▶ _EXERCISE PROMPT_: Starting at the first line of the data below, retype every line up to and including the one containing "const fmt = v".

================

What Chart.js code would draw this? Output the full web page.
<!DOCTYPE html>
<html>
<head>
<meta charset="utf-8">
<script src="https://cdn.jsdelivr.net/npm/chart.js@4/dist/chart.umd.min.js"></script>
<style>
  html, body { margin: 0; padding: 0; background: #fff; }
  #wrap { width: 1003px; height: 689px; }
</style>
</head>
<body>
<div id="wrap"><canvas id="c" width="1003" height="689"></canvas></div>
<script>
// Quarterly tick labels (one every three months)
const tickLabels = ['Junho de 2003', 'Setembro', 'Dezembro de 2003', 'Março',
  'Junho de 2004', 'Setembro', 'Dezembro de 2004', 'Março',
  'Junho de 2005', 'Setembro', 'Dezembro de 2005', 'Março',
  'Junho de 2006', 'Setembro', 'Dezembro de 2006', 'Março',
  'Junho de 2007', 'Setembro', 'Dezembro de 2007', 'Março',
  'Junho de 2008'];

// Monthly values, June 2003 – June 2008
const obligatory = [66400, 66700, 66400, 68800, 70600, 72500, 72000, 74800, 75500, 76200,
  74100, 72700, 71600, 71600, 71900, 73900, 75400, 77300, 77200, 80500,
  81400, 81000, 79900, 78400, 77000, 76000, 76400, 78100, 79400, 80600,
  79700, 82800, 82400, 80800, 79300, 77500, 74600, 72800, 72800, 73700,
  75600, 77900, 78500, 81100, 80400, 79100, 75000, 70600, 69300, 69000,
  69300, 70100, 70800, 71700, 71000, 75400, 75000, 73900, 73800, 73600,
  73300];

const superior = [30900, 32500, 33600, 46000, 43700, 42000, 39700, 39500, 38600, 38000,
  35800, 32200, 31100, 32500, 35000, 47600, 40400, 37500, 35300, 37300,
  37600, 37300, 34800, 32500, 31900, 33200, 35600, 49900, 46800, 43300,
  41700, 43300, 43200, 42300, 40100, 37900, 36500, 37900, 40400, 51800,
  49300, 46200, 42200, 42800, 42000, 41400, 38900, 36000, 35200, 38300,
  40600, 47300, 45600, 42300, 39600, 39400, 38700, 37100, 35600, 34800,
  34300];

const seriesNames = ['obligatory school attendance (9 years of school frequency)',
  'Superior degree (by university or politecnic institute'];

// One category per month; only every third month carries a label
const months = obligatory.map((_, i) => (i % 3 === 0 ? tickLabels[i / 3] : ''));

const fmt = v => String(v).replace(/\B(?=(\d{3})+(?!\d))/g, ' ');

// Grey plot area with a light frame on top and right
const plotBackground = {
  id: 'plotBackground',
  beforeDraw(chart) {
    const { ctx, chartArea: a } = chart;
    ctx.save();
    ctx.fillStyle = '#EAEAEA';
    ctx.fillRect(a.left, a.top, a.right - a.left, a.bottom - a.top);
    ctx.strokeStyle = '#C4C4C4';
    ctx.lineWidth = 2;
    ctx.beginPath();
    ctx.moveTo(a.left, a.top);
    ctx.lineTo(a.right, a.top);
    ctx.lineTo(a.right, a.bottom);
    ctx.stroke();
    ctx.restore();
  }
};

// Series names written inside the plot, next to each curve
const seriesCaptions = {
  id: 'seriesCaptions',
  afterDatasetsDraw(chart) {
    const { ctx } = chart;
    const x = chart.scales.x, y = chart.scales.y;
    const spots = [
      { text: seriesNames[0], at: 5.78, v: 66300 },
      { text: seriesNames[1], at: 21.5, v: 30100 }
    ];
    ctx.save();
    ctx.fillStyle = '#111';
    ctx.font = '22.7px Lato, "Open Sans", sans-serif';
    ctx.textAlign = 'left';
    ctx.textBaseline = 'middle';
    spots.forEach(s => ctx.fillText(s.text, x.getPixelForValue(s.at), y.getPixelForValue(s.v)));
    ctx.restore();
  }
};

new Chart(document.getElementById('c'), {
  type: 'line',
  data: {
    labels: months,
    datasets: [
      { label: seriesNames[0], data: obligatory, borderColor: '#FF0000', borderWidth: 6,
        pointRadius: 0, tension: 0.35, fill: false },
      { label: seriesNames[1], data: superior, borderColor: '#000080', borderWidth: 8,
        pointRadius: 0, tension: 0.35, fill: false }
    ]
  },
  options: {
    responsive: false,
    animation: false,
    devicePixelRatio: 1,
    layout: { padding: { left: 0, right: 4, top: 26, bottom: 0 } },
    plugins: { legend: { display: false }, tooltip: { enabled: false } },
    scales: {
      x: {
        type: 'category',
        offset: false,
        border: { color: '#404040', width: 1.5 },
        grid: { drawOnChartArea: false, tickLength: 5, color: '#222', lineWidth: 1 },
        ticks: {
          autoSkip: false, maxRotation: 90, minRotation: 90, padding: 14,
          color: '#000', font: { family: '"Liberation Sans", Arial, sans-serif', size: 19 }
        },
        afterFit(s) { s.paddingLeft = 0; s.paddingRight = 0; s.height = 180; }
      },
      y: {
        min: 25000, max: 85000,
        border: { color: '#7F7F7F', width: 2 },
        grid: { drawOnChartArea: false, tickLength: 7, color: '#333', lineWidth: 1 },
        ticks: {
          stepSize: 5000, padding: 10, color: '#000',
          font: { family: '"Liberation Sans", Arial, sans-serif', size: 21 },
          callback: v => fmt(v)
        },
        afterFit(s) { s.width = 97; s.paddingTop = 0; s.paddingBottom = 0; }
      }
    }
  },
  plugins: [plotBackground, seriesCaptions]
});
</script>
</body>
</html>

================

▶ _ANSWER BELOW_:
What Chart.js code would draw this? Output the full web page.
<!DOCTYPE html>
<html>
<head>
<meta charset="utf-8">
<script src="https://cdn.jsdelivr.net/npm/chart.js@4/dist/chart.umd.min.js"></script>
<style>
  html, body { margin: 0; padding: 0; background: #fff; }
  #wrap { width: 1003px; height: 689px; }
</style>
</head>
<body>
<div id="wrap"><canvas id="c" width="1003" height="689"></canvas></div>
<script>
// Quarterly tick labels (one every three months)
const tickLabels = ['Junho de 2003', 'Setembro', 'Dezembro de 2003', 'Março',
  'Junho de 2004', 'Setembro', 'Dezembro de 2004', 'Março',
  'Junho de 2005', 'Setembro', 'Dezembro de 2005', 'Março',
  'Junho de 2006', 'Setembro', 'Dezembro de 2006', 'Março',
  'Junho de 2007', 'Setembro', 'Dezembro de 2007', 'Março',
  'Junho de 2008'];

// Monthly values, June 2003 – June 2008
const obligatory = [66400, 66700, 66400, 68800, 70600, 72500, 72000, 74800, 75500, 76200,
  74100, 72700, 71600, 71600, 71900, 73900, 75400, 77300, 77200, 80500,
  81400, 81000, 79900, 78400, 77000, 76000, 76400, 78100, 79400, 80600,
  79700, 82800, 82400, 80800, 79300, 77500, 74600, 72800, 72800, 73700,
  75600, 77900, 78500, 81100, 80400, 79100, 75000, 70600, 69300, 69000,
  69300, 70100, 70800, 71700, 71000, 75400, 75000, 73900, 73800, 73600,
  73300];

const superior = [30900, 32500, 33600, 46000, 43700, 42000, 39700, 39500, 38600, 38000,
  35800, 32200, 31100, 32500, 35000, 47600, 40400, 37500, 35300, 37300,
  37600, 37300, 34800, 32500, 31900, 33200, 35600, 49900, 46800, 43300,
  41700, 43300, 43200, 42300, 40100, 37900, 36500, 37900, 40400, 51800,
  49300, 46200, 42200, 42800, 42000, 41400, 38900, 36000, 35200, 38300,
  40600, 47300, 45600, 42300, 39600, 39400, 38700, 37100, 35600, 34800,
  34300];

const seriesNames = ['obligatory school attendance (9 years of school frequency)',
  'Superior degree (by university or politecnic institute'];

// One category per month; only every third month carries a label
const months = obligatory.map((_, i) => (i % 3 === 0 ? tickLabels[i / 3] : ''));

const fmt = v => String(v).replace(/\B(?=(\d{3})+(?!\d))/g, ' ');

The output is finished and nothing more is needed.